#### DATASET CONTENT:
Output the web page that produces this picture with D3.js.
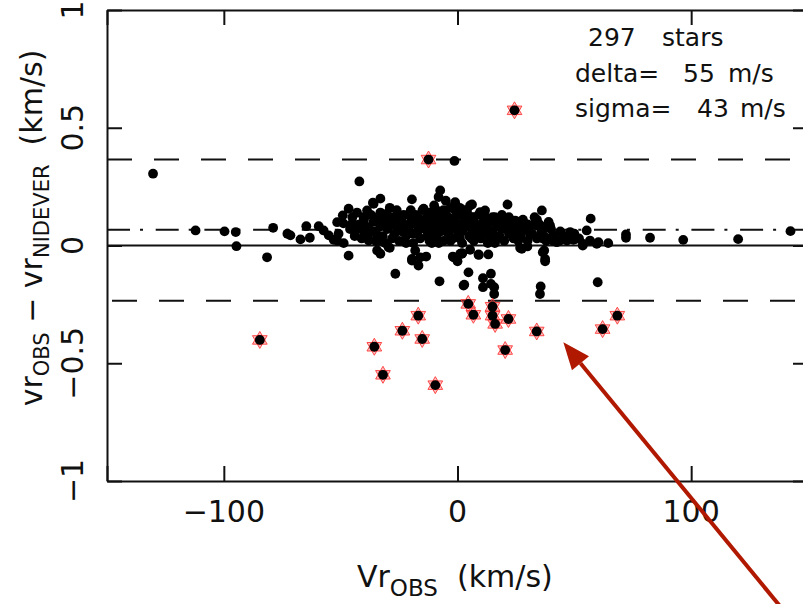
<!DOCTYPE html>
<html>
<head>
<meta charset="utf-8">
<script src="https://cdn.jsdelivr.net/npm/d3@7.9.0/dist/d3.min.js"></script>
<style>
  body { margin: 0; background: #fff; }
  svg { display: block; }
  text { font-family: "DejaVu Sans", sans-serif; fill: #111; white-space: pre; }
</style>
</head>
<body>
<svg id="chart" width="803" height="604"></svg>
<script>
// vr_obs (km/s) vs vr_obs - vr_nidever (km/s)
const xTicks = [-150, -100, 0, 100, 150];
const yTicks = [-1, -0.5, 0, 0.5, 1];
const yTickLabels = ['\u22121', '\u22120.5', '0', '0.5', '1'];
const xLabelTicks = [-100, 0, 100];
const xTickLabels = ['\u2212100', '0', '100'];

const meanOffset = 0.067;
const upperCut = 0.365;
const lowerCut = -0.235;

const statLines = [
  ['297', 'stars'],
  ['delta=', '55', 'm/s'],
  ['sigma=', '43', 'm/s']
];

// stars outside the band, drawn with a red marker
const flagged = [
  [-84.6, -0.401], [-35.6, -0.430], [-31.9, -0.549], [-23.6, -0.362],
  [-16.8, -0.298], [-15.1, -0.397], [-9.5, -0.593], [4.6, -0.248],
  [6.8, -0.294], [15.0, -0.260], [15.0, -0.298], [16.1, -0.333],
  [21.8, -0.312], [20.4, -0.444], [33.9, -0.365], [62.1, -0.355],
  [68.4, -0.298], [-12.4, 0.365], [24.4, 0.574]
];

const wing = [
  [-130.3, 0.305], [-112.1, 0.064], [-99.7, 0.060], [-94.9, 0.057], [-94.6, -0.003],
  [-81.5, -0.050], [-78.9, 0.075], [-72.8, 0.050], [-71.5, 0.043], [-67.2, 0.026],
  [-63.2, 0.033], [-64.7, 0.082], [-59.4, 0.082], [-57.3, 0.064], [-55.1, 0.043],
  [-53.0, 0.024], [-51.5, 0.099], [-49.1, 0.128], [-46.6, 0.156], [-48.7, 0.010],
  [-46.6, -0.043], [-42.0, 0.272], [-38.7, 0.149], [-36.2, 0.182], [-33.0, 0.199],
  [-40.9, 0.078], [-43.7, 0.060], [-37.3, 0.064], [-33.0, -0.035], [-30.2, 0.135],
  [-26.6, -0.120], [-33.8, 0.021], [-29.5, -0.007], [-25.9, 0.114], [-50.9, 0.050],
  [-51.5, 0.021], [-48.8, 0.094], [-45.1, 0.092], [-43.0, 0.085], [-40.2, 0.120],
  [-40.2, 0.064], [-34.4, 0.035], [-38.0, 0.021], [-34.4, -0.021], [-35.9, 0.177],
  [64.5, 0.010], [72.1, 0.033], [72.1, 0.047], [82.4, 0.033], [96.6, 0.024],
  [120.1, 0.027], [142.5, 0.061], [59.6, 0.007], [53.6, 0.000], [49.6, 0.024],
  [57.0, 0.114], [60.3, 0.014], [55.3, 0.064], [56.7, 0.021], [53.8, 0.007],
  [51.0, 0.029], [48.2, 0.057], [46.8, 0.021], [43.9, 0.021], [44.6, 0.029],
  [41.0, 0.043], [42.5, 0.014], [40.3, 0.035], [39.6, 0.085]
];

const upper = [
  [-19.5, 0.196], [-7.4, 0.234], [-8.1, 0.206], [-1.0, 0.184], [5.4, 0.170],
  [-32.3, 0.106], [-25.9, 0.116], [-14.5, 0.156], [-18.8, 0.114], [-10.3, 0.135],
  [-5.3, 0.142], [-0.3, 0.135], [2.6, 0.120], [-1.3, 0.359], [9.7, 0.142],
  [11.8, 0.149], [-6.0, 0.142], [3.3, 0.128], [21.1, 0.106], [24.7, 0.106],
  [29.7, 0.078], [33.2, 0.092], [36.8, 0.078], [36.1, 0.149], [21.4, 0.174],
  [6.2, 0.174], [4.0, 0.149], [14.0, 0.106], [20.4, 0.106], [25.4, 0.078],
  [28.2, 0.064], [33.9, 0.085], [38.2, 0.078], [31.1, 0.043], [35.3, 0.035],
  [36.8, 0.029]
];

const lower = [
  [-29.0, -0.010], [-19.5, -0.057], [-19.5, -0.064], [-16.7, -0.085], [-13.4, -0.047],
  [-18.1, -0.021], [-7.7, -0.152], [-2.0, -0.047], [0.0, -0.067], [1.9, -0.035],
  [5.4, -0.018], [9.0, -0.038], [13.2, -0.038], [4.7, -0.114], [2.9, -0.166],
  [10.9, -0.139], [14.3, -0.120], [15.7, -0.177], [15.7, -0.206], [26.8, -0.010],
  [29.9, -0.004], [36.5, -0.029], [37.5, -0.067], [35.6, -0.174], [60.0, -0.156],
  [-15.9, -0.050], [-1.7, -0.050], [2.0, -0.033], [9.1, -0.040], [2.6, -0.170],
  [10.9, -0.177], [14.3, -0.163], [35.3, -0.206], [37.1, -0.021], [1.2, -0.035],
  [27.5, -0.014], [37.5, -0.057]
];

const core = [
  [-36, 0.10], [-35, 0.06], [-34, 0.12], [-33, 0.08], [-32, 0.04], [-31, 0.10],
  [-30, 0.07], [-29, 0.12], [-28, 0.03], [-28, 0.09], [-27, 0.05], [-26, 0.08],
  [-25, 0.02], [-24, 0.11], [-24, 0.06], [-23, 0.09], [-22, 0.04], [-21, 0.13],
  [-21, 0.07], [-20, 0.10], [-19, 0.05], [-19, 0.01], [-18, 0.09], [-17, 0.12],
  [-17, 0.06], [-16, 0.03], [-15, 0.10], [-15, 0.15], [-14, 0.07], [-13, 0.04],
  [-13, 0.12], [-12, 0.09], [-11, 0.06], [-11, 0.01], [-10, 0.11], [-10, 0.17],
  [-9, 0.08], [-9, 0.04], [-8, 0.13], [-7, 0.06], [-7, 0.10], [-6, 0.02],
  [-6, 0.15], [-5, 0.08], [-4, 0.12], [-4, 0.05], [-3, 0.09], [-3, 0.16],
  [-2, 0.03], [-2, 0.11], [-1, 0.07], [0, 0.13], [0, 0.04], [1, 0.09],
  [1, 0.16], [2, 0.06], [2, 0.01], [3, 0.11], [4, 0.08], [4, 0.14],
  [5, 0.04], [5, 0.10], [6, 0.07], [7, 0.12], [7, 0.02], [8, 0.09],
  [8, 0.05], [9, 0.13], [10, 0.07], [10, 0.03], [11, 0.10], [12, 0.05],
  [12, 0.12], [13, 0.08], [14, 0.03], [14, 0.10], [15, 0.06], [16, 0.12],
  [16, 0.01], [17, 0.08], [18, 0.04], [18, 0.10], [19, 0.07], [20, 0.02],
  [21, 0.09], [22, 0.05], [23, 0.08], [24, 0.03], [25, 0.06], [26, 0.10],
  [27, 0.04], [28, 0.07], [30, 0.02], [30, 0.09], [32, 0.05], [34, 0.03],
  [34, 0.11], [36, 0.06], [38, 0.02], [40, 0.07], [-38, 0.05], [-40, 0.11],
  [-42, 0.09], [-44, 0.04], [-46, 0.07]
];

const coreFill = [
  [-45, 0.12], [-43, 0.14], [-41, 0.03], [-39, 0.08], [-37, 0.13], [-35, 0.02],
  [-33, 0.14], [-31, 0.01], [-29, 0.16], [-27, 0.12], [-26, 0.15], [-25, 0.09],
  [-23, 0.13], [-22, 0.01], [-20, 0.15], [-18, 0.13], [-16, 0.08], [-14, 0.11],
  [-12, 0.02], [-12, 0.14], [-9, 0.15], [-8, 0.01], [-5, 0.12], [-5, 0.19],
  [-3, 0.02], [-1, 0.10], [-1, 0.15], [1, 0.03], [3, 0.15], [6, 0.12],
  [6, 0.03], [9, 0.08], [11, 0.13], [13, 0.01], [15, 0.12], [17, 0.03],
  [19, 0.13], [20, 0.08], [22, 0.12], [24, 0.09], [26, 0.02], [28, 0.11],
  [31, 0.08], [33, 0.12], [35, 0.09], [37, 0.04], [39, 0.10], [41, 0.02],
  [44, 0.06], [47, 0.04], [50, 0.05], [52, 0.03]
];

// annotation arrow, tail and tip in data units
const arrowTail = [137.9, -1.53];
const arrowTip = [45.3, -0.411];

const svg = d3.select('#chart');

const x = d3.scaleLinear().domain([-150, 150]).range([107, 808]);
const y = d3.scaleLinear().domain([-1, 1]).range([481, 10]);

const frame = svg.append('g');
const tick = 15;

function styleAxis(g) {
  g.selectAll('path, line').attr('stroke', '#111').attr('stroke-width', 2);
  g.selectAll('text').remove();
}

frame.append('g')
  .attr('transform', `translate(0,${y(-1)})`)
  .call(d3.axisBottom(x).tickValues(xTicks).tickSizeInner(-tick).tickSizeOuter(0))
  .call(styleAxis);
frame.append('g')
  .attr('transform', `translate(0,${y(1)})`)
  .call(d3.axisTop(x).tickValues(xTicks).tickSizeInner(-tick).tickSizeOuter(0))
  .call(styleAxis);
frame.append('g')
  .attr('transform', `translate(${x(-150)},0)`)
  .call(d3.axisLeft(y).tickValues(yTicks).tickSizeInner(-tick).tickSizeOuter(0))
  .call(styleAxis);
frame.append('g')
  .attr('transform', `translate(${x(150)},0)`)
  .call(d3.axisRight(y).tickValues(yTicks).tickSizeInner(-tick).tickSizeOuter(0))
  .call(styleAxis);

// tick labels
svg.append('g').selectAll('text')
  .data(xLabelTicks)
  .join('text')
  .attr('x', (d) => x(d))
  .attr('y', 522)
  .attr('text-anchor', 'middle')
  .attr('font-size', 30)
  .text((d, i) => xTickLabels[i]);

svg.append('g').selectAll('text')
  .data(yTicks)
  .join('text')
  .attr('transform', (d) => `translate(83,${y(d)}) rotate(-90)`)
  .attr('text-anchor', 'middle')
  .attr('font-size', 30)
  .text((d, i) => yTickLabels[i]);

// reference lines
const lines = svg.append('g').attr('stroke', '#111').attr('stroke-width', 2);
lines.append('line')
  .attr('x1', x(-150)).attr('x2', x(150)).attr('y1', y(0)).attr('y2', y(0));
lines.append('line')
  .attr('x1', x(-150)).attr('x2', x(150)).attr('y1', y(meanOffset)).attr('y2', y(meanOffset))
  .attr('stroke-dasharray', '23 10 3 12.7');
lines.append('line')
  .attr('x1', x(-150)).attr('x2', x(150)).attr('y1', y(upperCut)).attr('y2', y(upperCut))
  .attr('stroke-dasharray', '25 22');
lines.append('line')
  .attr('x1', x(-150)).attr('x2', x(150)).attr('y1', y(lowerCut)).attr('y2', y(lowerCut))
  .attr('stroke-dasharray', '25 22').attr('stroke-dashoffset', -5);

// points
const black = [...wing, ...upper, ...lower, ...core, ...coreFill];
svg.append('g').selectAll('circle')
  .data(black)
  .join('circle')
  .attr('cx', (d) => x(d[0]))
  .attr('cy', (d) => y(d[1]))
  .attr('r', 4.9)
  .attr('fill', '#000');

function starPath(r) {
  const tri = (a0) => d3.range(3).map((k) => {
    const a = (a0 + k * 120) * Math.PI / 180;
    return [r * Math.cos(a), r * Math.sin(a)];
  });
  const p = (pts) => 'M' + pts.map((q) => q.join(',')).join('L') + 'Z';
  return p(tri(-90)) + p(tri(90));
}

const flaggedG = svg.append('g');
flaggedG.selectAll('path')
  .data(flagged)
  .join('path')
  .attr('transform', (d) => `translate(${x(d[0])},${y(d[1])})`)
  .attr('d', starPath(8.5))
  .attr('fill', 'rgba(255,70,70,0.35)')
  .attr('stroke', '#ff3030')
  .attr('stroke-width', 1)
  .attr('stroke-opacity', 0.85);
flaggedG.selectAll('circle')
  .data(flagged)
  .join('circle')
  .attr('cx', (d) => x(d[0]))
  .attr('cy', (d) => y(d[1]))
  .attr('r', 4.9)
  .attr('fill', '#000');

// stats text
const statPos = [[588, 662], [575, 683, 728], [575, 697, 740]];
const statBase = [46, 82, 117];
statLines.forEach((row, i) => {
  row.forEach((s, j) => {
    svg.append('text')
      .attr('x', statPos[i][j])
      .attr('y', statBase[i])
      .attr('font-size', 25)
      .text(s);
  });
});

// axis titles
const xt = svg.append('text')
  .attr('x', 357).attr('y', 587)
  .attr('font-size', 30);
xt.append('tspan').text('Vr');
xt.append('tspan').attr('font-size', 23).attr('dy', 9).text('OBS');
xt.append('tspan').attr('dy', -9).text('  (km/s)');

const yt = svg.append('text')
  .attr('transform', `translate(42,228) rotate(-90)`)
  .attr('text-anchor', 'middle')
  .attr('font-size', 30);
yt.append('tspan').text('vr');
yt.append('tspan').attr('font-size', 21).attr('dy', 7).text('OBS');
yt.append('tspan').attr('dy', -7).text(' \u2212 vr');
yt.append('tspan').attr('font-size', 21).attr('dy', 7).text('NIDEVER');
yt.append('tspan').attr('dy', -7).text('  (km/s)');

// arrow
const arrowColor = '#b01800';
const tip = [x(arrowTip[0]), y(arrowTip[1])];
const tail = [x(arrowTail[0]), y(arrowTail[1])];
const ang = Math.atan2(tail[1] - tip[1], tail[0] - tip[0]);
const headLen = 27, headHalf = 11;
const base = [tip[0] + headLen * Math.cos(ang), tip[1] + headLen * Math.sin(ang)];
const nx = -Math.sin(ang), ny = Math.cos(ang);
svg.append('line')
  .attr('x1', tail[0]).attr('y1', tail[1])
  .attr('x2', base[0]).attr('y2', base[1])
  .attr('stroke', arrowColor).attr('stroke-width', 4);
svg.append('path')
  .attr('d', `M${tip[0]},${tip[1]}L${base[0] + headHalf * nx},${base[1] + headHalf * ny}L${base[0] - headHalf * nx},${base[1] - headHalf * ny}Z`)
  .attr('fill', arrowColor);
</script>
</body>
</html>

#### YOUR GOAL:
Return the material line for line, from its beginning to the line that contains "const xTickLabels = ['\u2212100', '0', '100'];", with the pictures left out.

#### REPLY:
Output the web page that produces this picture with D3.js.
<!DOCTYPE html>
<html>
<head>
<meta charset="utf-8">
<script src="https://cdn.jsdelivr.net/npm/d3@7.9.0/dist/d3.min.js"></script>
<style>
  body { margin: 0; background: #fff; }
  svg { display: block; }
  text { font-family: "DejaVu Sans", sans-serif; fill: #111; white-space: pre; }
</style>
</head>
<body>
<svg id="chart" width="803" height="604"></svg>
<script>
// vr_obs (km/s) vs vr_obs - vr_nidever (km/s)
const xTicks = [-150, -100, 0, 100, 150];
const yTicks = [-1, -0.5, 0, 0.5, 1];
const yTickLabels = ['\u22121', '\u22120.5', '0', '0.5', '1'];
const xLabelTicks = [-100, 0, 100];
const xTickLabels = ['\u2212100', '0', '100'];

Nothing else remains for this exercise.